Danger of default over payment to power company

Published November 28, 2019
The 969MW Neelum-Jhelum Hydropower Company (NJHPC), Wapda and the government of Pakistan will go into default if energy payments to the firm do not begin within a month as the power sector is using its unaccounted units for showing a reduction in line losses, a National Assembly panel has been informed. — Kohi Marri/File
The 969MW Neelum-Jhelum Hydropower Company (NJHPC), Wapda and the government of Pakistan will go into default if energy payments to the firm do not begin within a month as the power sector is using its unaccounted units for showing a reduction in line losses, a National Assembly panel has been informed. — Kohi Marri/File

ISLAMABAD: The 969MW Neelum-Jhelum Hydropower Company (NJHPC), Wapda and the government of Pakistan will go into default if energy payments to the firm do not begin within a month as the power sector is using its unaccounted units for showing a reduction in line losses, a National Assembly panel has been informed.

“If revenue from the Central Power Purchase Agency (CPPA) does not commence by December 2019, the NJHPC/Wapda/GoP shall go into default due to back-to-back guarantee, apart from the NJHPC not meeting the routine maintenance expense,” said the company CEO retired Brigadier Mohammad Zareen while testifying before the National Assembly Standing Committee on Planning and Development on Wednesday.

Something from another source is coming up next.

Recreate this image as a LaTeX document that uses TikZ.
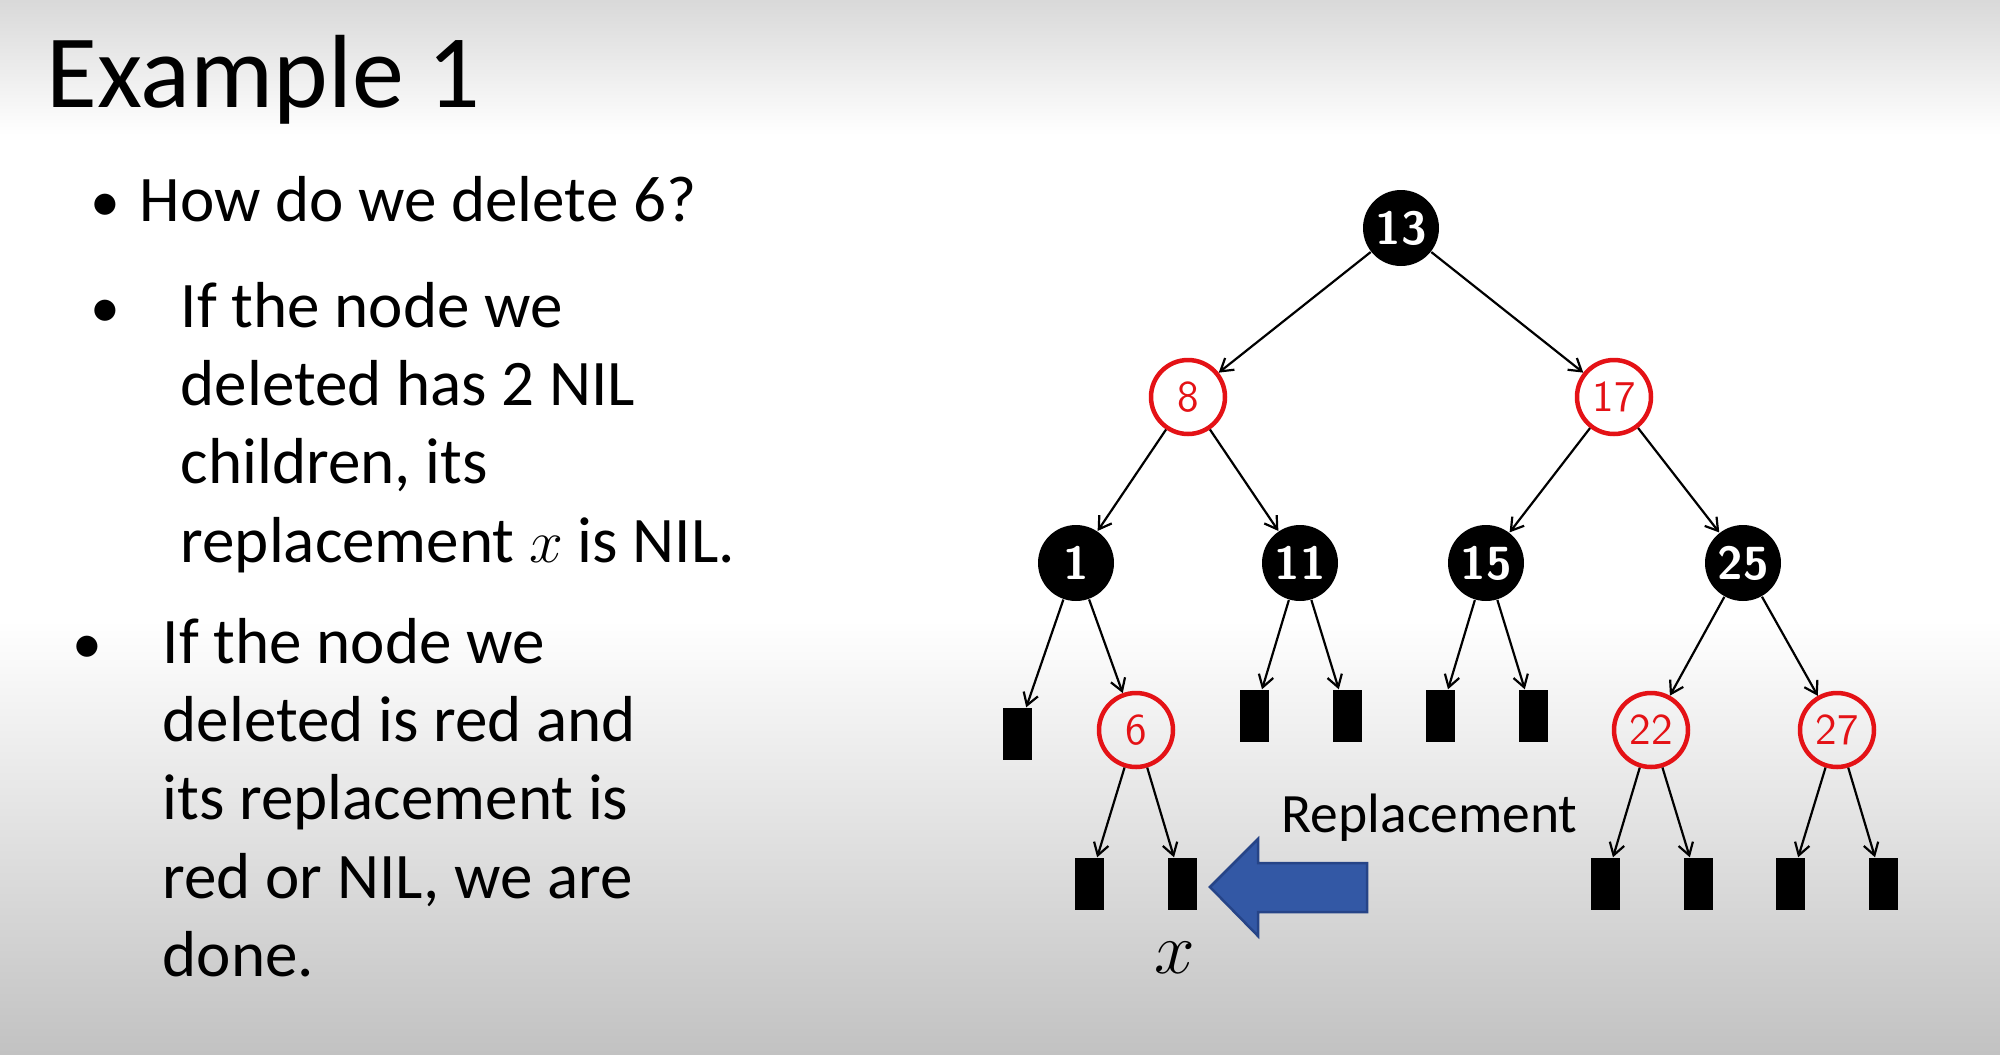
\documentclass[tikz,border=0pt]{standalone}
\usepackage{fontspec}
\setmainfont{Carlito}
\usetikzlibrary{arrows.meta}

\definecolor{rbred}{RGB}{228,18,22}
\definecolor{arrowblue}{RGB}{51,88,165}
\definecolor{arrowedge}{RGB}{38,68,135}
\newcommand{\bodyfont}{\fontsize{18.5}{22.33}\selectfont}

\begin{document}
\begin{tikzpicture}[
	x=0.1mm, y=-0.1mm,
	blk/.style = {circle, fill=black, text=white, minimum size=7.6mm, inner sep=0pt,
		font=\sffamily\bfseries\fontsize{13.2}{13.2}\selectfont},
	rd/.style = {circle, draw=rbred, line width=0.45mm, text=rbred, minimum size=7.4mm,
		inner sep=0pt, font=\sffamily\fontsize{12.5}{12.5}\selectfont},
	nil/.style = {fill=black, minimum width=2.9mm, minimum height=5.2mm, inner sep=0pt},
	arr/.style = {line width=0.22mm, -{Straight Barb[length=1.2mm, width=1.5mm]}},
	txt/.style = {anchor=base west, inner sep=0pt, font=\bodyfont},
	bul/.style = {anchor=base, inner sep=0pt, font=\fontsize{17}{20}\selectfont}
     ]
		\useasboundingbox (0,0) rectangle (2000,1055);
		\fill[white] (0,0) rectangle (2000,1055);
		\shade[top color=black!15, bottom color=white] (0,0) rectangle (2000,135);
		\shade[top color=white, bottom color=black!24] (0,620) rectangle (2000,1055);
%
		\node[anchor=base west, inner sep=0pt, font=\fontsize{29.6}{30}\selectfont] (title) at (46,107) {Example 1};
%
		\node[bul] (b1) at (105,221) {•};
		\node[txt] (t1) at (139,221) {How do we delete 6?};
		\node[bul] (b2) at (105,327) {•};
		\node[txt] (t2) at (180,327) {\parbox[t]{80mm}{If the node we\\ deleted has 2 NIL\\ children, its\\ replacement $x$ is NIL.}};
		\node[bul] (b3) at (87,663) {•};
		\node[txt] (t3) at (162,663) {\parbox[t]{80mm}{If the node we\\ deleted is red and\\ its replacement is\\ red or NIL, we are\\ done.}};
%
		\node[blk] (n13) at (1401,228) {13};
		\node[rd]  (n8)  at (1188,397) {8};
		\node[rd]  (n17) at (1614,397) {17};
		\node[blk] (n1)  at (1076,563) {1};
		\node[blk] (n11) at (1300,563) {11};
		\node[blk] (n15) at (1486,563) {15};
		\node[blk] (n25) at (1743,563) {25};
		\node[nil] (nil1l)  at (1017,734) {};
		\node[rd]  (n6)     at (1136,730) {6};
		\node[nil] (nil11l) at (1254,716) {};
		\node[nil] (nil11r) at (1347,716) {};
		\node[nil] (nil15l) at (1440,716) {};
		\node[nil] (nil15r) at (1533,716) {};
		\node[rd]  (n22)    at (1651,730) {22};
		\node[rd]  (n27)    at (1837,730) {27};
		\node[nil] (nil6l)  at (1089,884) {};
		\node[nil] (nil6r)  at (1182,884) {};
		\node[nil] (nil22l) at (1605,884) {};
		\node[nil] (nil22r) at (1698,884) {};
		\node[nil] (nil27l) at (1790,884) {};
		\node[nil] (nil27r) at (1883,884) {};
%
		\draw[arr] (n13) -- (n8);
		\draw[arr] (n13) -- (n17);
		\draw[arr] (n8) -- (n1);
		\draw[arr] (n8) -- (n11);
		\draw[arr] (n17) -- (n15);
		\draw[arr] (n17) -- (n25);
%
		\draw[arr] (n1) -- (nil1l);
		\draw[arr] (n1) -- (n6);
		\draw[arr] (n11) -- (nil11l);
		\draw[arr] (n11) -- (nil11r);
		\draw[arr] (n15) -- (nil15l);
		\draw[arr] (n15) -- (nil15r);
		\draw[arr] (n25) -- (n22);
		\draw[arr] (n25) -- (n27);
%
		\draw[arr] (n6) -- (nil6l);
		\draw[arr] (n6) -- (nil6r);
		\draw[arr] (n22) -- (nil22l);
		\draw[arr] (n22) -- (nil22r);
		\draw[arr] (n27) -- (nil27l);
		\draw[arr] (n27) -- (nil27r);
%
		\node[anchor=base, inner sep=0pt, font=\fontsize{21}{22}\selectfont] (xlab) at (1175,973) {$x$};
		\node[anchor=base west, inner sep=0pt, font=\fontsize{15.8}{16}\selectfont] (repl) at (1281,832) {Replacement};
		\filldraw[fill=arrowblue, draw=arrowedge, line width=0.25mm]
		(1210,887) -- (1258,839) -- (1258,863) -- (1367,863) -- (1367,912) -- (1258,912) -- (1258,936) -- cycle;
		
\end{tikzpicture}
\end{document}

The meeting was presided over by MNA Junaid Akbar.

Mr Zareen also reported that the Chinese contractor had left the project at a point when the project had attained 99.6pc completion and some minor work was outstanding, after shelling by the Indian Army at the dam site on July 30, and Oct 19, 20, and 24. He said the contractor was not willing to return. The NJHPC had moved through the foreign affairs ministry, that had taken up the matter with Beijing and hopefully the contractor would soon resume its job as required under warranties.

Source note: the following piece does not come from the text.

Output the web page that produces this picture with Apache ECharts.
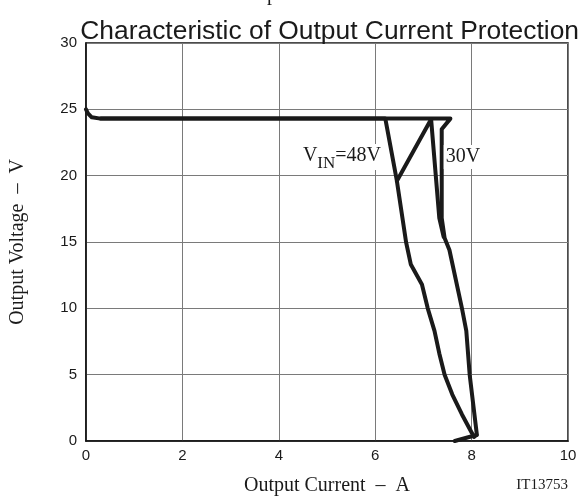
<!DOCTYPE html>
<html>
<head>
<meta charset="utf-8">
<script src="https://cdn.jsdelivr.net/npm/echarts@6/dist/echarts.min.js"></script>
<style>html,body{margin:0;padding:0;background:#fff}#c{width:581px;height:501px}</style>
</head>
<body>
<div id="c"></div>
<script>
// Data (Output Current A, Output Voltage V)
const xTicks = [0, 2, 4, 6, 8, 10];
const yTicks = [0, 5, 10, 15, 20, 25, 30];
const vin48 = [[0, 25.0], [0.04, 24.7], [0.12, 24.4], [0.3, 24.3], [6.21, 24.3], [6.45, 19.6], [6.64, 15.0], [6.74, 13.3], [6.97, 11.8], [7.09, 10.0], [7.23, 8.3], [7.33, 6.6], [7.44, 5.0], [7.6, 3.5], [7.8, 2.0], [8.05, 0.3], [8.1, 0.45], [7.65, 0.0]];
const vin30 = [[0.3, 24.3], [7.56, 24.3], [7.38, 23.5], [7.38, 16.8], [7.44, 15.3], [7.54, 14.4], [7.8, 10.0], [7.89, 8.3], [7.96, 5.0], [8.11, 0.45]];
const transition = [[6.45, 19.6], [7.16, 24.25], [7.33, 16.8], [7.42, 15.4]];
const label48 = [5.31, 21.4];
const label30 = [7.82, 21.4];

const sans = 'Liberation Sans, Arial, sans-serif';
const serif = 'Liberation Serif, Times New Roman, serif';
const lineStyle = { color: '#1a1a1a', width: 4, join: 'round', cap: 'round' };

const chart = echarts.init(document.getElementById('c'), null, { renderer: 'canvas' });
chart.setOption({
  animation: false,
  backgroundColor: '#fff',
  title: {
    text: 'Characteristic of Output Current Protection',
    right: -3, top: 14,
    textStyle: { fontFamily: sans, fontSize: 26.4, fontWeight: 'normal', color: '#1a1a1a' }
  },
  grid: { left: 80, right: 13, top: 43, bottom: 55, show: true, borderColor: '#111', borderWidth: 1.5 },
  xAxis: {
    type: 'value', min: 0, max: 10, interval: 2,
    name: 'Output Current  –  A', nameLocation: 'middle', nameGap: 35,
    nameTextStyle: { fontFamily: serif, fontSize: 20, color: '#1a1a1a' },
    axisLine: { show: true, lineStyle: { color: '#111', width: 1.5 } },
    axisTick: { show: false },
    axisLabel: { fontFamily: sans, fontSize: 15, color: '#1a1a1a', margin: 7, formatter: v => xTicks.includes(v) ? String(v) : '' },
    splitLine: { show: true, lineStyle: { color: '#7a7a7a', width: 1 } }
  },
  yAxis: {
    type: 'value', min: 0, max: 30, interval: 5,
    name: 'Output Voltage  –  V', nameLocation: 'middle', nameGap: 58, nameRotate: 90,
    nameTextStyle: { fontFamily: serif, fontSize: 20, color: '#1a1a1a' },
    axisLine: { show: true, lineStyle: { color: '#111', width: 1.5 } },
    axisTick: { show: false },
    axisLabel: { fontFamily: sans, fontSize: 15, color: '#1a1a1a', margin: 9, formatter: v => yTicks.includes(v) ? String(v) : '' },
    splitLine: { show: true, lineStyle: { color: '#7a7a7a', width: 1 } }
  },
  graphic: [
    { type: 'text', right: 13, top: 478, style: { text: 'IT13753', font: '15px ' + serif, fill: '#1a1a1a' } },
    { type: 'text', left: 237, top: -15, style: { text: 'Output Current  –  A', font: '20px ' + serif, fill: '#1a1a1a' } },
    { type: 'text', right: 13, top: -12, style: { text: 'IT13751', font: '15px ' + serif, fill: '#1a1a1a' } }
  ],
  series: [
    {
      name: 'VIN=48V', type: 'line', data: vin48, showSymbol: false, symbol: 'none', lineStyle, z: 3,
      markPoint: {
        symbol: 'circle', symbolSize: 0,
        data: [{ coord: label48 }],
        label: {
          show: true, position: 'inside', formatter: '{v|V}{s|IN}{v|=48V}',
          backgroundColor: '#fff', padding: [2, 2, 2, 2],
          rich: {
            v: { fontFamily: serif, fontSize: 20, color: '#1a1a1a', lineHeight: 22, verticalAlign: 'top' },
            s: { fontFamily: serif, fontSize: 17, color: '#1a1a1a', lineHeight: 22, padding: [9, 0, 0, 0], verticalAlign: 'top' }
          }
        }
      }
    },
    {
      name: '30V', type: 'line', data: vin30, showSymbol: false, symbol: 'none', lineStyle, z: 3,
      markPoint: {
        symbol: 'circle', symbolSize: 0,
        data: [{ coord: label30 }],
        label: {
          show: true, position: 'inside', formatter: '30V',
          backgroundColor: '#fff', padding: [2, 2, 2, 2],
          fontFamily: serif, fontSize: 20, color: '#1a1a1a'
        }
      }
    },
    { name: 'transition', type: 'line', data: transition, showSymbol: false, symbol: 'none', lineStyle, z: 3 }
  ]
});
</script>
</body>
</html>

Neelum-Jhelum project CEO tells panel that payments have not been made for electricity supplied

Mr Zareen said the company’s annual debt service liability amounted to Rs50 billion and it was getting regular letters from the Economic Affairs Division (EAD) every month for the servicing of debt to external lenders. “I will not have the funds to pay even for salaries after December”, he said, adding that the Rs100bn raised from local banks was currently being utilised for debt servicing, the payment of salaries, and other expenses.

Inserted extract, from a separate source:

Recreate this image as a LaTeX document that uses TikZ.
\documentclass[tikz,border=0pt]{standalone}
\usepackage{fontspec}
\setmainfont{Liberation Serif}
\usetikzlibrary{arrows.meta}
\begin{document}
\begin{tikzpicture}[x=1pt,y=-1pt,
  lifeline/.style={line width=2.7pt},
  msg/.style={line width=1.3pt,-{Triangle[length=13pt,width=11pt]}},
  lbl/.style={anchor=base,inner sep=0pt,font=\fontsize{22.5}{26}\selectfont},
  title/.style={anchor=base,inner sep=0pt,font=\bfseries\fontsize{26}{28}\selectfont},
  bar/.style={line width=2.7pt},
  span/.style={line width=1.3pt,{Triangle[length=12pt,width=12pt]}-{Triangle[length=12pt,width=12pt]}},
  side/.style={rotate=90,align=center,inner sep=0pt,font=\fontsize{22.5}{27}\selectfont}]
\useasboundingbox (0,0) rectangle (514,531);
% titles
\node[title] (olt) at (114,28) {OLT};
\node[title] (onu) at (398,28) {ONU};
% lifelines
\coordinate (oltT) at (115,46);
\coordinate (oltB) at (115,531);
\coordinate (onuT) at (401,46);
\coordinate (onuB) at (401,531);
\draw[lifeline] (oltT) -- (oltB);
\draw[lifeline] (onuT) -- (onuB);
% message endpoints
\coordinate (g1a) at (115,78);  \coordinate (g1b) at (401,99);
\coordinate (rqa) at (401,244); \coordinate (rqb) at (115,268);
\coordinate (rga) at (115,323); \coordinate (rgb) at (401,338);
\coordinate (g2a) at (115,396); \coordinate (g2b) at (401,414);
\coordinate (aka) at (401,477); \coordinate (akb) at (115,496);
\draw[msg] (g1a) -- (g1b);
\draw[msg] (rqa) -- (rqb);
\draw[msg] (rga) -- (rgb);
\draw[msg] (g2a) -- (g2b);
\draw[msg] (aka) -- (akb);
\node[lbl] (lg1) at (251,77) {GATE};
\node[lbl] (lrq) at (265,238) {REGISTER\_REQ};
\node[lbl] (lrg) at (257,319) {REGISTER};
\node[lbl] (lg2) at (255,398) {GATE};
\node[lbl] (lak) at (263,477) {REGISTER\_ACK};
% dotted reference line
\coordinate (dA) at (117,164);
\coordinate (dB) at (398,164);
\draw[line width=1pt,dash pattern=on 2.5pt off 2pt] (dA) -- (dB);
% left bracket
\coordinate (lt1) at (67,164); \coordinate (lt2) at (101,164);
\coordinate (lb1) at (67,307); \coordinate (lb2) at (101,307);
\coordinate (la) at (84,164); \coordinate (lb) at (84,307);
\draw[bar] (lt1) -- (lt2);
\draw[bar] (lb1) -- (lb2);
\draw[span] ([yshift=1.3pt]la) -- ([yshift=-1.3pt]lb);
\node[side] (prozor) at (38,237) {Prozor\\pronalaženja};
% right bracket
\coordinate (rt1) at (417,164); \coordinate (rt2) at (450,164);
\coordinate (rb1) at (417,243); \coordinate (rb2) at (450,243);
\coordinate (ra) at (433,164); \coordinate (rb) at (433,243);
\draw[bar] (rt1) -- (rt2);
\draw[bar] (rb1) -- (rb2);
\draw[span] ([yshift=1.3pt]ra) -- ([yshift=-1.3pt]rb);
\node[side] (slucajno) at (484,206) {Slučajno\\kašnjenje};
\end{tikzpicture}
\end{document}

He said the National Electric Power Regulatory Authority had given interim tariff at the rate of Rs5.9180 per KWh for one year that was notified on March 8, 2019, but the NJHPC had not so far been paid a single rupee by the CPPA against the more than six billion units (kwh) it supplied to the national grid.

According to Mr Zareen, the state-run CPPA was not signing the power purchase agreement (PPA) that had been lying with it since July this year. “The PPA between the CPPA-G and the NJHPC, drafted and cleared by the legal section of the CPPA in June 2019, was submitted to the CPPA in July 2019 for approval of invoicing of payment of energy delivered, but is not being approved”.

Resultantly, the NJHPC has not been paid for energy delivered to date. He said that Nepra had also revised interim tariff to Rs9.1184 per unit on the NJHPC’s request in August 2019 but that was not also being notified. Final tariff application was currently under process, he said.

Mr Zareen informed the committee that 6bn units of electricity supplied by the Neelum-Jhelum project to the power sector was being kept unaccounted for and shown as a reduction in line losses. The committee decided to invite power minister Omar Ayub Khan to push for the resolution of the issue.

The company CEO said the CPPA was hampering the signing of the PPA and invoicing the mechanism by taking the stand that the NJHPC’s tariff be clubbed with Wapda tariff, despite the fact that the NJHPC was an independent company registered under the Securities & Exchange Commission of Pakistan and the power regulator had approved a separate tariff.

Responding to a question, Mr Zareen said the clubbing of the NJHPC tariff with Wapda was not only impractical but also involved serious legal and taxation ramifications. He said that unlike Wapda, the company had some tax exemptions while there were also legal issues relating to the export of electricity from Azad Jammu & Kashmir. He said that Wapda already had stacked up payables of over Rs200bn with the CPPA.

He said that because of the above issues, payments of Rs1.10 per unit to AJK as the water-use charge was not being made. Lawmakers expressed concern that the AJK government’s budget estimates were being affected by a procedural dispute.

Responding to a question on the Neelum-Jhelum surcharge being charged to consumers, Mr Zareen said that about Rs60bn had so far been collected under the head and were being utilised by the company but another Rs60bn on account of energy sold to the CPPA remained unpaid.

Zargham Eshaq Khan, joint secretary power, declined to directly comment on the treatment of NJHP generation for loss reduction. Another official said that the units supplied by the NJHPC would be actualised once the PPA was in place. He denied that 6bn units were going unaccounted for.

The committee was informed that the revised approved cost of the 969MW project stood at Rs506bn but the project had been completed at a cost of about Rs420bn.